The Australian pine is an aggressive pioneer species causing coastal erosion in many coastal and island ecosystems.
Casuarina equisetifolia is a member of the genus Casuarinaceae. There are 45 species native to Australia and Asia, however it has been planted on tropical shore all around the world.
It is a tall slender, deciduous tree with needlelike twigs, dark-green in color. These twigs are not leaves however they fulfill the function of leaves. The actual leaves are tiny and found at the nodes of the twigs. The Casuarina can grow to over 100 feet in height. The names of Casuarina equisetifolia have all originated from its resemblances. Casuarina refers to the resemblance the foliage has to Cassowary feathers and the species name of equiestum is due to the resemblance of the foliage to the horsetail. The common name of Australian pine can be misleading as the Casuarina is not a member of the pine family at all however it does resemble one.
The Australian pine thrives in salty areas, such as sandy coastlines, as it is extremely salt tolerant. It can also be found growing in a variety of soil types at low elevations inland.

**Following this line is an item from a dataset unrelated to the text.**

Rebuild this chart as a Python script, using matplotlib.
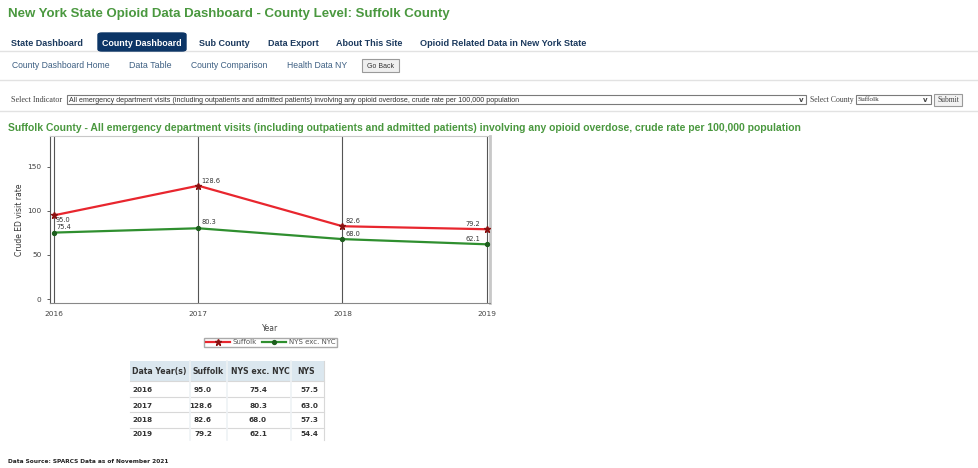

The Casuarina has medicinal properties, the following are as cited by David Wells in the 1994 edition of Seashore Plants of South Florida and the Caribbean. The bark has astringent properties and when made into a tea has been used as a remedy for diarrhea and dysentery. The brown fruits when ground and mixed with nutmeg have been reported as a home remedy for toothache.
The Australian pine was originally planted in the coastal environments it is now a problem in, to help stabilize those shorelines. It was first introduced to Florida in the late 1800’s and the Bahamas in the 1920’s. It sheds its needlelike twigs regularly and this creates a mat over the ground vegetation that can help to prevent wind erosion. The nodules of the Casuarina’s root are nitrogen-fixing and this helps to create more fertile soils.
These positive effects were the reason the Casuarina was planted as a coastal shelter bed on the Nashan Islands, on an area of shifting dunes, with positive results, as cited by Seashore Plants of South Florida and the Caribbean. There was a 60% reduction in wind speed and a 12% reduction in evaporation, which led to a stabilization of the sand ultimately resulting in a 3-fold increase of agricultural yields.
The negative effects however, are outweighing the positives in many areas. The Australian pine has a very shallow root system, this means that in hurricane force winds they are the first trees to be felled. The dense shade caused by the thick Casuarina canopy stop ground vegetation getting the sunlight they need. The mat of foliage also has negative effects by again stopping the sunlight reaching the ground, soil-stabilizing vegetation and also having negative allelopathic effects.
Allelopathy is caused by allelochemicals (a type of biochemical) that can either have positive or negative effects on neighboring plants. In the case of the Casuarina, the foliage has negative allelopathic effects, the toxins suppress the growth of the understorey canopy.
These negative effects are the cause of much coastal erosion round the Caribbean and South Florida. Many areas are not only prohibiting the planting of these trees now, but also encouraging their removal.